You can activate logging by changing the option logging.level
.
from sklearn_porter import options
from logging import DEBUG
options['logging.level'] = DEBUG
You can run the unit and regression tests either on your local machine (host) or in a separate running Docker container.
pytest tests -v \
--cov=sklearn_porter \
--disable-warnings \
--numprocesses=auto \
-p no:doctest \
-o python_files="EstimatorTest.py" \
-o python_functions="test_*"
docker build \
-t sklearn-porter \
--build-arg PYTHON_VER=${PYTHON_VER:-python=3.6} \
--build-arg SKLEARN_VER=${SKLEARN_VER:-scikit-learn=0.21} \
.
docker run \
-v $(pwd):/home/abc/repo \
--detach \
--entrypoint=/bin/bash \
--name test \
-t sklearn-porter
docker exec -it test ./docker-entrypoint.sh \
pytest tests -v \
--cov=sklearn_porter \
--disable-warnings \
--numprocesses=auto \
-p no:doctest \
-o python_files="EstimatorTest.py" \
-o python_functions="test_*"
docker rm -f $(docker ps --all --filter name=test -q)

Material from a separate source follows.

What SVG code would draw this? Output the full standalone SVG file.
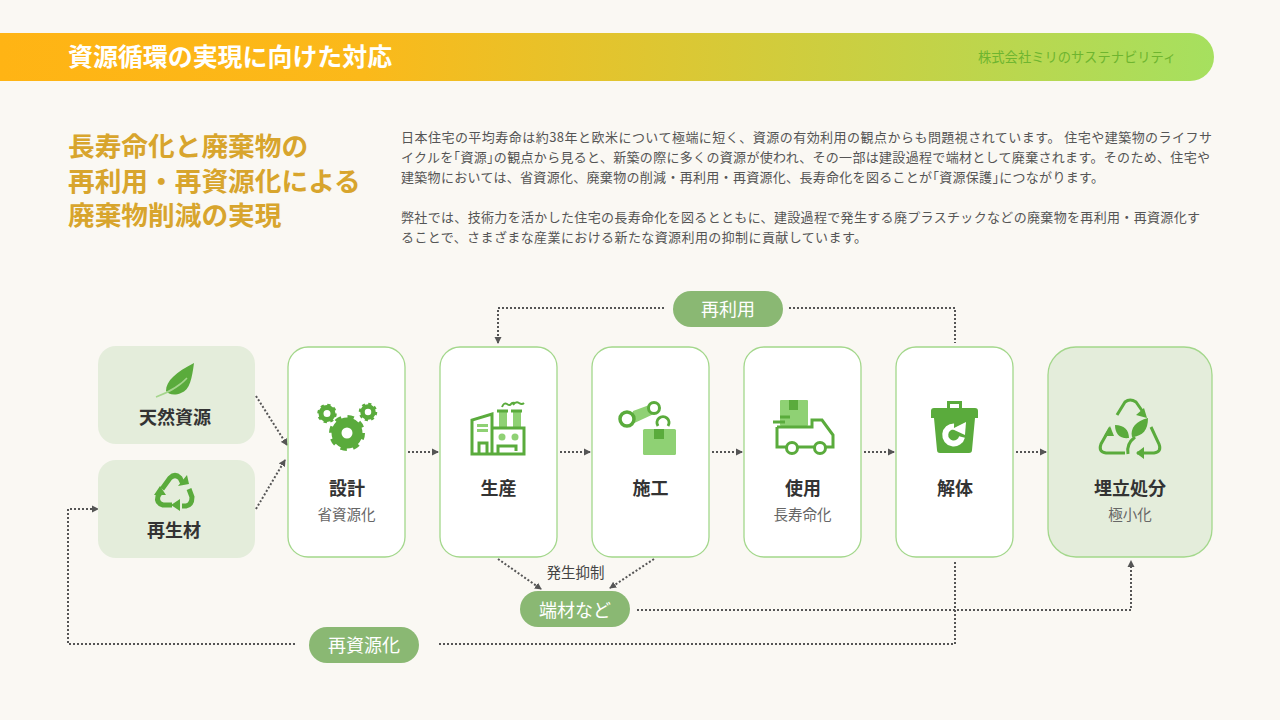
<svg xmlns="http://www.w3.org/2000/svg" width="1280" height="720" viewBox="0 0 1280 720">
<style>
text{font-family:"Noto Sans CJK JP","Noto Sans",sans-serif}
.h{font-size:26.700px;font-weight:700;fill:#d8a52d}
.b{font-size:13px;fill:#555}
.c{fill:#fff;stroke:#a3d78b;stroke-width:1.300}
.s{fill:#e4eddb}
.p{fill:#8ab873}
.t{font-size:18px;font-weight:700;fill:#333;text-anchor:middle}
.u{font-size:14.500px;fill:#666;text-anchor:middle}
.w{font-size:18px;fill:#fff;text-anchor:middle}
.l{fill:none;stroke:#555;stroke-width:2;stroke-dasharray:2 2}
.a{marker-end:url(#ah)}
.g{fill:#5aab3c}
.gs{fill:none;stroke:#5aab3c;stroke-width:3}
.lg{fill:#8fd174}
</style>
<defs>
<linearGradient id="bar" x1="0" x2="1" y1="0" y2="0"><stop offset="0" stop-color="#ffb414"/><stop offset="0.3" stop-color="#fbb91a"/><stop offset="1" stop-color="#a6e05f"/></linearGradient>
<marker id="ah" markerUnits="userSpaceOnUse" markerWidth="8" markerHeight="8" refX="6" refY="4" orient="auto"><path d="M0 0.500L7 4L0 7.500Z" fill="#555"/></marker>
</defs>
<rect width="1280" height="720" fill="#faf8f3"/>
<g id="header">
<path d="M0 33H1190a24 24 0 0 1 0 48H0Z" fill="url(#bar)"/>
<text x="68" y="66" font-size="24.950" font-weight="700" fill="#fff">資源循環の実現に向けた対応</text>
<text x="978" y="62" font-size="13.300" fill="#6eb52f">株式会社ミリのサステナビリティ</text>
</g>
<g id="heading">
<text class="h" x="68" y="156">長寿命化と廃棄物の</text>
<text class="h" x="68" y="191">再利用・再資源化による</text>
<text class="h" x="68" y="225">廃棄物削減の実現</text>
</g>
<g id="body">
<text class="b" x="401" y="141.500" textLength="811">日本住宅の平均寿命は約38年と欧米について極端に短く、資源の有効利用の観点からも問題視されています。 住宅や建築物のライフサ</text>
<text class="b" x="401" y="161.500" textLength="809">イクルを｢資源｣の観点から見ると、新築の際に多くの資源が使われ、その一部は建設過程で端材として廃棄されます。そのため、住宅や</text>
<text class="b" x="401" y="181.500" textLength="703">建築物においては、省資源化、廃棄物の削減・再利用・再資源化、長寿命化を図ることが｢資源保護｣につながります。</text>
<text class="b" x="401" y="221.500" textLength="799">弊社では、技術力を活かした住宅の長寿命化を図るとともに、建設過程で発生する廃プラスチックなどの廃棄物を再利用・再資源化す</text>
<text class="b" x="401" y="241.500" textLength="466">ることで、さまざまな産業における新たな資源利用の抑制に貢献しています。</text>
</g>
<g id="connectors">
<path class="l a" d="M256 396L287 445"/>
<path class="l a" d="M256 509L285 460"/>
<path class="l a" d="M408 452H438"/>
<path class="l a" d="M560 452H590"/>
<path class="l a" d="M712 452H742"/>
<path class="l a" d="M864 452H894"/>
<path class="l a" d="M1016 452H1046"/>
<path class="l a" d="M664 308H498V343"/>
<path class="l" d="M789 308H955V343"/>
<path class="l a" d="M498 559L541 589"/>
<path class="l a" d="M654 559L610 588"/>
<path class="l a" d="M637 610H1131V561"/>
<path class="l" d="M955 562V644H437"/>
<path class="l a" d="M295 644H68V509H98"/>
</g>
<g id="n-natural">
<rect class="s" x="98" y="346" width="157" height="98" rx="18"/>
<path class="g" d="M194 363C192 378 190 390 181 393C174 396 168 394 166 391C166 381 176 372 194 363Z"/>
<path d="M156 397C166 393 178 388 187 378" fill="none" stroke="#a5d58c" stroke-width="1.500"/>
<text class="t" x="175" y="424">天然資源</text>
</g>
<g id="n-recycled">
<rect class="s" x="98" y="460" width="157" height="98" rx="18"/>
<g fill="none" stroke="#5aab3c" stroke-width="5">
<path d="M162 489L170 478Q175 473 180 478L183 484"/>
<path d="M189 489L192 497Q192 505 186 506H182"/>
<path d="M172 505H163Q156 503 158 496L160 493"/>
</g>
<path class="g" d="M178 486L189 484L187 475ZM180 499L180 511L171 505ZM154 495L166 495L160 486Z"/>
<text class="t" x="174" y="537">再生材</text>
</g>
<g id="n-design">
<rect class="c" x="288" y="347" width="117" height="210" rx="20"/>
<circle cx="347" cy="433" r="10.500" fill="none" stroke="#5aab3c" stroke-width="10"/>
<circle cx="347" cy="433" r="16" fill="none" stroke="#5aab3c" stroke-width="4" stroke-dasharray="6.300 6.270"/>
<circle cx="327" cy="413.500" r="6" fill="none" stroke="#5aab3c" stroke-width="5"/>
<circle cx="327" cy="413.500" r="8.500" fill="none" stroke="#5aab3c" stroke-width="2.500" stroke-dasharray="3.300 3.370"/>
<circle cx="368" cy="412" r="5.500" fill="none" stroke="#5aab3c" stroke-width="4.500"/>
<circle cx="368" cy="412" r="8" fill="none" stroke="#5aab3c" stroke-width="2.500" stroke-dasharray="3.100 3.180"/>
<text class="t" x="347" y="495">設計</text>
<text class="u" x="346.500" y="520">省資源化</text>
</g>
<g id="n-production">
<rect class="c" x="440" y="347" width="117" height="210" rx="20"/>
<path class="lg" d="M477 424h11v3h-11zM477 429h11v3h-11zM499 412h8v15h-8zM513 412h8v15h-8z"/>
<circle class="lg" cx="502" cy="437" r="3.500"/>
<circle class="lg" cx="515" cy="437" r="3.500"/>
<path class="gs" d="M472 454V420L492 414V454ZM472 454H524V428H492M479 454V443H487V454M498 454V446H516V451M497 411H508M511 411H522"/>
<path d="M502 407q2-5 5-3t4 0t4-1M513 405q3-4 6-2t5 0" fill="none" stroke="#5aab3c" stroke-width="2"/>
<text class="t" x="498.500" y="495">生産</text>
</g>
<g id="n-construction">
<rect class="c" x="592" y="347" width="117" height="210" rx="20"/>
<path class="lg" d="M633 411L652 404L656 413L630 425Z"/>
<circle cx="627" cy="419" r="7" fill="#fff" stroke="#5aab3c" stroke-width="3.500"/>
<circle cx="654" cy="408" r="5.500" fill="#fff" stroke="#5aab3c" stroke-width="3"/>
<path d="M658 426a6 6 0 1 1 10 0" fill="none" stroke="#5aab3c" stroke-width="3"/>
<rect class="lg" x="643" y="429" width="33" height="26" rx="1.500"/>
<rect class="g" x="654" y="429" width="10" height="10"/>
<text class="t" x="650.500" y="495">施工</text>
</g>
<g id="n-use">
<rect class="c" x="744" y="347" width="117" height="210" rx="20"/>
<rect class="lg" x="780" y="400" width="28" height="26" rx="1"/>
<rect class="g" x="789" y="400" width="9" height="10"/>
<path class="gs" d="M780 417H790M773 422H785M777 427V447H786M798 447H814M826 447H833V435L822 420H812V427H777"/>
<circle cx="792" cy="448" r="5.500" fill="#fff" stroke="#5aab3c" stroke-width="3"/>
<circle cx="820" cy="448" r="5.500" fill="#fff" stroke="#5aab3c" stroke-width="3"/>
<text class="t" x="803" y="495">使用</text>
<text class="u" x="802.500" y="520">長寿命化</text>
</g>
<g id="n-demolition">
<rect class="c" x="896" y="347" width="117" height="210" rx="20"/>
<path class="gs" d="M948.500 408V402.500H960.500V408"/>
<path class="g" d="M934 408H975a3 3 0 0 1 3 3V418H931V411a3 3 0 0 1 3-3ZM934 418H975L972 450a3 3 0 0 1-3 3H940a3 3 0 0 1-3-3Z"/>
<path d="M962 437A8.500 8.500 0 1 1 954 426.500" fill="none" stroke="#fff" stroke-width="6"/>
<path d="M952 429L966 422L965 435Z" fill="#fff"/>
<text class="t" x="955" y="495">解体</text>
</g>
<g id="n-landfill">
<rect x="1048" y="347" width="164" height="210" rx="28" fill="#e4eddb" stroke="#a3d78b" stroke-width="1.300"/>
<g fill="none" stroke="#5aab3c" stroke-width="3">
<path d="M1117 415L1125 402Q1130 398 1136 402L1143 412"/>
<path d="M1110 428L1101 444Q1098 452 1106 453H1125"/>
<path d="M1151 427L1159 444Q1162 452 1154 453H1137"/>
<path d="M1135 437Q1126 444 1128 454"/>
</g>
<path class="g" d="M1147 418L1136 415L1144 408ZM1110 426L1104 436L1114 436ZM1136 453L1144 447L1144 459Z"/>
<path class="g" d="M1148 418C1148 430 1143 436 1132 437C1130 428 1136 421 1148 418ZM1115 425C1124 425 1129 430 1129 438C1120 439 1115 434 1115 425Z"/>
<text class="t" x="1130" y="495">埋立処分</text>
<text class="u" x="1130" y="520">極小化</text>
</g>
<g id="p-reuse"><rect class="p" x="673" y="291" width="110" height="36" rx="18"/><text class="w" x="728" y="316">再利用</text></g>
<g id="p-offcut"><rect class="p" x="520" y="591" width="110" height="36" rx="18"/><text class="w" x="575" y="617">端材など</text></g>
<g id="p-recycle"><rect class="p" x="309" y="627" width="110" height="36" rx="18"/><text class="w" x="364" y="652">再資源化</text></g>
<text x="575.500" y="578" font-size="14.500" fill="#444" text-anchor="middle">発生抑制</text>
</svg>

If you use this implementation in you work, please add a reference/citation to the paper. You can use the following BibTeX entry:
@unpublished{sklearn_porter,
author = {Darius Morawiec},
title = {sklearn-porter},
note = {Transpile trained scikit-learn estimators to C, Java, JavaScript and others},
url = {https://github.com/nok/sklearn-porter}
}
The package is Open Source Software released under the MIT license.